Ведя речь даже о религиозном аспекте «Гексогена», не стоит забывать о неизжитом романтизме автора. Холодная и пустая официальная церковь, беременный патриарх и молодые упитанные московские попы — это лишь внешнее, выморочная темная канва политического памфлета, отражающего массовое сознание новейшего русского народа. Здесь верно тупик, как тупик в любом современном массовом коллективном проекте.

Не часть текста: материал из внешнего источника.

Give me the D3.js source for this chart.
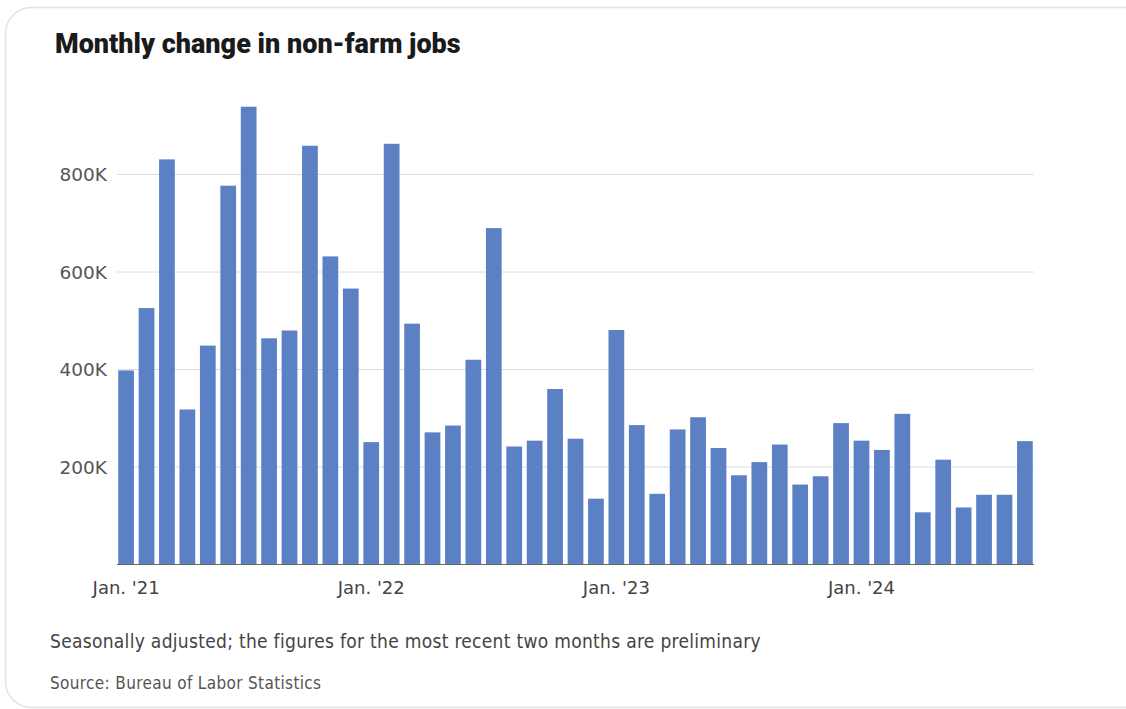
<!DOCTYPE html>
<html>
<head>
<meta charset="utf-8">
<script src="https://cdn.jsdelivr.net/npm/d3@7"></script>
<style>
  html, body { margin: 0; padding: 0; background: #fff; }
  svg { display: block; }
</style>
</head>
<body>
<div id="chart"></div>
<script>
// monthly change in non-farm jobs, thousands, Jan 2021 - Sep 2024
const months = d3.range(45).map(i => new Date(2021, i, 1))
const jobs = [
  397, 525, 830, 317, 448, 776, 938, 463, 479, 858, 631, 565,
  250, 862, 493, 270, 284, 419, 689, 241, 253, 359, 257, 134,
  480, 285, 144, 276, 301, 238, 182, 209, 245, 163, 180, 289,
  253, 234, 308, 106, 214, 116, 142, 142, 252
]
const yTicks = [200, 400, 600, 800]
const xTickLabels = ["Jan. '21", "Jan. '22", "Jan. '23", "Jan. '24"]

const W = 1126, H = 709
const margin = { top: 100, right: 92, bottom: 145, left: 117 }
const width = W - margin.left - margin.right
const height = H - margin.top - margin.bottom

const svg = d3.select('#chart').append('svg')
  .attr('width', W)
  .attr('height', H)

// card outline
svg.append('rect')
  .attr('x', 5.5).attr('y', 7.5)
  .attr('width', W + 20).attr('height', H - 9)
  .attr('rx', 26)
  .attr('fill', '#fff')
  .attr('stroke', '#dfe4e8')
  .attr('stroke-width', 1.5)

svg.append('text')
  .attr('x', 55).attr('y', 53)
  .attr('font-family', 'Roboto, "Liberation Sans", sans-serif')
  .attr('font-weight', 900)
  .attr('font-size', '27px')
  .attr('fill', '#1a1a1a')
  .text('Monthly change in non-farm jobs')

const g = svg.append('g').attr('transform', `translate(${margin.left},${margin.top})`)

const x = d3.scaleBand().domain(months).range([0, width]).paddingInner(0.23).paddingOuter(0.06)
const y = d3.scaleLinear().domain([0, 950]).range([height, height - 950 * 0.4875])

const axisFont = '"DejaVu Sans", sans-serif'
const condensed = '"DejaVu Sans Condensed", "Liberation Sans Narrow", sans-serif'

// gridlines + y labels
const yAxis = g.append('g')
  .call(d3.axisLeft(y).tickValues(yTicks).tickSize(-width).tickFormat(d => d + 'K'))
yAxis.select('.domain').remove()
yAxis.selectAll('.tick line').attr('stroke', '#dcdcdc').attr('stroke-width', 1)
yAxis.selectAll('.tick text')
  .attr('x', -10).attr('dy', '0.36em')
  .attr('font-family', axisFont).attr('font-size', '18.5px').attr('fill', '#555')

// bars
g.selectAll('rect.bar').data(jobs).join('rect')
  .attr('class', 'bar')
  .attr('x', (d, i) => x(months[i]))
  .attr('y', d => y(d))
  .attr('width', x.bandwidth())
  .attr('height', d => y(0) - y(d))
  .attr('fill', '#5b80c4')

// baseline
g.append('line')
  .attr('x1', 0).attr('x2', width)
  .attr('y1', y(0) + 0.5).attr('y2', y(0) + 0.5)
  .attr('stroke', '#666').attr('stroke-width', 1.2)

// x labels
const janMonths = months.filter(m => m.getMonth() === 0)
const xAxis = g.append('g').attr('transform', `translate(0,${y(0)})`)
  .call(d3.axisBottom(x).tickValues(janMonths).tickSize(0)
    .tickFormat((d, i) => xTickLabels[i]))
xAxis.select('.domain').remove()
xAxis.selectAll('.tick text')
  .attr('y', 30).attr('dy', 0)
  .attr('font-family', axisFont).attr('font-size', '18px').attr('fill', '#444')

svg.append('text')
  .attr('x', 50).attr('y', 648)
  .attr('font-family', condensed).attr('font-size', '19px').attr('fill', '#444')
  .attr('letter-spacing', 0.3)
  .text('Seasonally adjusted; the figures for the most recent two months are preliminary')

svg.append('text')
  .attr('x', 50).attr('y', 689)
  .attr('font-family', condensed).attr('font-size', '17px').attr('fill', '#555')
  .attr('letter-spacing', 0.35)
  .text('Source: Bureau of Labor Statistics')
</script>
</body>
</html>
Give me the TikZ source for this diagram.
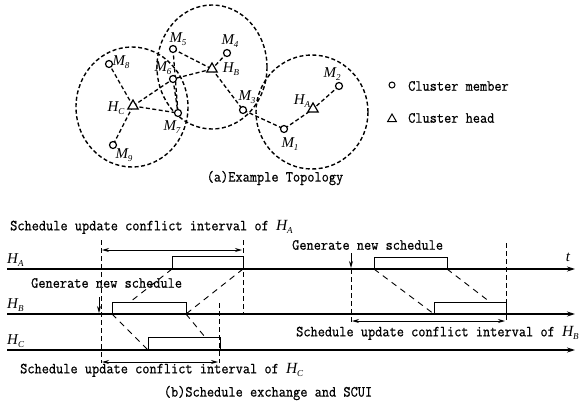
\documentclass[tikz,border=0pt]{standalone}
\usepackage{fontspec}
\setmonofont[FakeStretch=0.9, FakeBold=0.6]{Latin Modern Mono}
\newfontfamily\labfont{Liberation Serif}
\usetikzlibrary{arrows.meta,shapes.geometric}

% italic symbol with a lowered italic index
\newcommand\symidx[2]{{\labfont\itshape #1\raisebox{-0.45ex}{\fontsize{9}{9}\selectfont #2}}}

\tikzset{
  txt/.style={font=\fontsize{15.5}{17}\selectfont\ttfamily, inner sep=0pt},
  lbl/.style={font=\fontsize{15}{17}\selectfont, inner sep=0pt},
  member/.style={circle, draw, line width=1.2pt, fill=white, minimum size=7pt, inner sep=0pt},
  head/.style={regular polygon, regular polygon sides=3, draw, line width=1.2pt, fill=white,
               minimum size=12pt, inner sep=0pt},
  link/.style={line width=1.3pt, dash pattern=on 4pt off 2.5pt},
  rangecircle/.style={line width=1.4pt, dash pattern=on 4pt off 2.5pt},
  axis/.style={line width=1.1pt, -{Stealth[length=8pt,width=5pt]}},
  slot/.style={draw, line width=1pt, inner sep=0pt, outer sep=0pt, anchor=south west},
  guide/.style={line width=0.9pt, dash pattern=on 4.5pt off 3.5pt},
  relay/.style={line width=0.9pt, dash pattern=on 6pt off 5pt},
  span/.style={line width=0.9pt, {Stealth[length=7pt,width=4pt]}-{Stealth[length=7pt,width=4pt]}},
  trigger/.style={line width=0.9pt, -{Stealth[length=7pt,width=4pt]}}
}

\begin{document}
\begin{tikzpicture}[x=1pt,y=-1pt]
\useasboundingbox (0,0) rectangle (584,405);

% ---------- (a) cluster topology ----------
\draw[rangecircle] (132,107) ellipse [x radius=56, y radius=60];
\draw[rangecircle] (212,67) ellipse [x radius=55, y radius=62];
\draw[rangecircle] (312,112) ellipse [x radius=56, y radius=57];

\coordinate (pM8) at (109,64);
\coordinate (pHC) at (133,106);
\coordinate (pM9) at (113,145);
\coordinate (pM6) at (173,79);
\coordinate (pM7) at (178,113);
\coordinate (pM5) at (173,49);
\coordinate (pM4) at (227,53);
\coordinate (pHB) at (212,69);
\coordinate (pM3) at (243,110);
\coordinate (pM1) at (284,129);
\coordinate (pHA) at (313,109);
\coordinate (pM2) at (339,86);

% links (drawn first, nodes cover the ends)
\draw[link] (pHC) -- (pM8);
\draw[link] (pHC) -- (pM9);
\draw[link] (pHC) -- (pM6) -- (pHB);
\draw[link] (pHC) -- (pM7);
\draw[link] (pM6) -- (pM7);
\draw[link] (pM5) -- (pM7);
\draw[link] (pM5) -- (pHB);
\draw[link] (pM4) -- (pHB);
\draw[link] (pHB) -- (pM3) -- (pM1) -- (pHA) -- (pM2);

\node[member] (M8) at (pM8) {};
\node[member] (M9) at (pM9) {};
\node[member] (M6) at (pM6) {};
\node[member] (M7) at (pM7) {};
\node[member] (M5) at (pM5) {};
\node[member] (M4) at (pM4) {};
\node[member] (M3) at (pM3) {};
\node[member] (M1) at (pM1) {};
\node[member] (M2) at (pM2) {};
\node[head] (HC) at (pHC) {};
\node[head] (HB) at (pHB) {};
\node[head] (HA) at (pHA) {};

\node[lbl] (tM8) at (121,62) {\symidx{M}{8}};
\node[lbl] (tHC) at (116,108) {\symidx{H}{C}};
\node[lbl] (tM9) at (124,155) {\symidx{M}{9}};
\node[lbl] (tM6) at (163,68) {\symidx{M}{6}};
\node[lbl] (tM7) at (172,127) {\symidx{M}{7}};
\node[lbl] (tM5) at (178,39) {\symidx{M}{5}};
\node[lbl] (tM4) at (230,41) {\symidx{M}{4}};
\node[lbl] (tHB) at (231,69) {\symidx{H}{B}};
\node[lbl] (tM3) at (247,97) {\symidx{M}{3}};
\node[lbl] (tM1) at (290,144) {\symidx{M}{1}};
\node[lbl] (tHA) at (302,101) {\symidx{H}{A}};
\node[lbl] (tM2) at (332,74) {\symidx{M}{2}};

% legend
\node[member, line width=1pt, minimum size=6pt] (legM) at (392,85) {};
\node[txt, anchor=west] (legMt) at (408,86) {Cluster member};
\node[head, line width=1pt, minimum size=10pt] (legH) at (392,119) {};
\node[txt, anchor=west] (legHt) at (408,118) {Cluster head};

\node[txt] (capA) at (275,178) {(a)Example Topology};

% ---------- (b) schedule exchange ----------
\coordinate (A0) at (7,269);   \coordinate (A1) at (575,269);
\coordinate (B0) at (7,314);   \coordinate (B1) at (575,314);
\coordinate (C0) at (7,350);   \coordinate (C1) at (575,350);
\draw[axis] (A0) -- (A1);
\draw[axis] (B0) -- (B1);
\draw[axis] (C0) -- (C1);
\node[lbl, anchor=south west] (lA) at (7,267) {\symidx{H}{A}};
\node[lbl, anchor=south west] (lB) at (7,312) {\symidx{H}{B}};
\node[lbl, anchor=south west] (lC) at (7,348) {\symidx{H}{C}};
\node[lbl] (tt) at (568,257) {\labfont\itshape t};

% schedule slots
\node[slot, minimum width=71pt, minimum height=13pt] (sA1) at (172,269) {};
\node[slot, minimum width=74pt, minimum height=12pt] (sB1) at (112,314) {};
\node[slot, minimum width=72pt, minimum height=13pt] (sC1) at (148,350) {};
\node[slot, minimum width=73pt, minimum height=12pt] (sA2) at (374,269) {};
\node[slot, minimum width=72pt, minimum height=12pt] (sB2) at (434,314) {};

% interval boundaries
\coordinate (g1t) at (101,240); \coordinate (g1b) at (101,363);
\coordinate (g2t) at (243,240); \coordinate (g2b) at (243,314);
\coordinate (g3t) at (219,303); \coordinate (g3b) at (219,363);
\coordinate (g4t) at (351,269); \coordinate (g4b) at (351,323);
\coordinate (g5t) at (506,243); \coordinate (g5b) at (506,323);
\draw[guide] (g1t) -- (g1b);
\draw[guide] (g2t) -- (g2b);
\draw[guide] (g3t) -- (g3b);
\draw[guide] (g4t) -- (g4b);
\draw[guide] (g5t) -- (g5b);

% schedule propagation
\coordinate (rB1) at (130,302);
\coordinate (rC1) at (205,337);
\coordinate (rB2) at (490,302);
\draw[relay] (sA1.south west) -- (rB1);
\draw[relay] (sA1.south east) -- (sB1.south east);
\draw[relay] (sB1.south west) -- (sC1.south west);
\draw[relay] (sB1.south east) -- (rC1);
\draw[relay] (sA2.south west) -- (sB2.south west);
\draw[relay] (sA2.south east) -- (rB2);

% conflict intervals
\coordinate (iA0) at (102,250); \coordinate (iA1) at (242,250);
\coordinate (iC0) at (102,362); \coordinate (iC1) at (218,362);
\coordinate (iB0) at (352,321); \coordinate (iB1) at (505,321);
\draw[span] (iA0) -- (iA1);
\draw[span] (iC0) -- (iC1);
\draw[span] (iB0) -- (iB1);

\node[txt, anchor=west] (tIA) at (10,227) {Schedule update conflict interval of \normalfont\symidx{H}{A}};
\node[txt, anchor=west] (tIC) at (20,370) {Schedule update conflict interval of \normalfont\symidx{H}{C}};
\node[txt, anchor=west] (tIB) at (296,333) {Schedule update conflict interval of \normalfont\symidx{H}{B}};

% new schedule triggers
\node[txt, anchor=west] (gen1) at (31,283) {Generate new schedule};
\node[txt, anchor=west] (gen2) at (292,245) {Generate new schedule};
\coordinate (k1) at (99,297); \coordinate (k1e) at (99,313);
\coordinate (k2) at (351,253); \coordinate (k2e) at (351,268);
\draw[trigger] (k1) -- (k1e);
\draw[trigger] (k2) -- (k2e);

\node[txt] (capB) at (268,393) {(b)Schedule exchange and SCUI};
\end{tikzpicture}
\end{document}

Остается прошлое (или будущее?), юность своя или чужая, лирического героя, писателя или самого читателя. В пятой части романа мы попадаем в идеальный мир юношеской первой любви, псковской архаики, русской деревни и неиспорченного, «чистого» православия. Псковские главы настолько отличаются по языку, стилю и сюжету от других частей «Гексогена», что производят впечатление отдельного произведения. Это рассказ о молодом человеке, аспиранте, собирателе песен, о его летней любви, о видениях и ангелах. Сухой старичок в синей рубашонке (идеальный прообраз будущего выморочного юродивого Николая Николаевича), сидя на обочине дороги, призывает юного Белосельцева пойти в священники «аллилую» петь: «Там твое место. А ты все ходишь кругами. Так не дойти». Маленькая часовня у края поля и молитва в ней за весь мир, всех живых и умерших — вот религия автора, тайная мечта и вера, пронесенная через все страны и лихолетья. Псковский сюжет обрывается так же внезапно, как и начался: героя вырывают из воспоминаний какие-то чужие, неживые люди и начинают вести неясные сомнамбулические разговоры о долларах, президентах и взрывах. Тогда-то и становится ясным, насколько внутренне чужда герою и автору эта мирская суета, и задаешься вопросом: а не оттого ли все беды героя, что не внял совету старика у дороги?
Роман заканчивается символическим погружением в крещенскую воду реки. Весь русский народ, живые и покойные, вместе с героем идут в холодную воду Крещения. Все варианты проиграны, все проекты сняты, и герой возвращается в изначальные воды, где еще нет определений, разделений, религий, а есть только душа человеческая пред Богом. Душа, которой еще предстоит по-настоящему родиться на свет.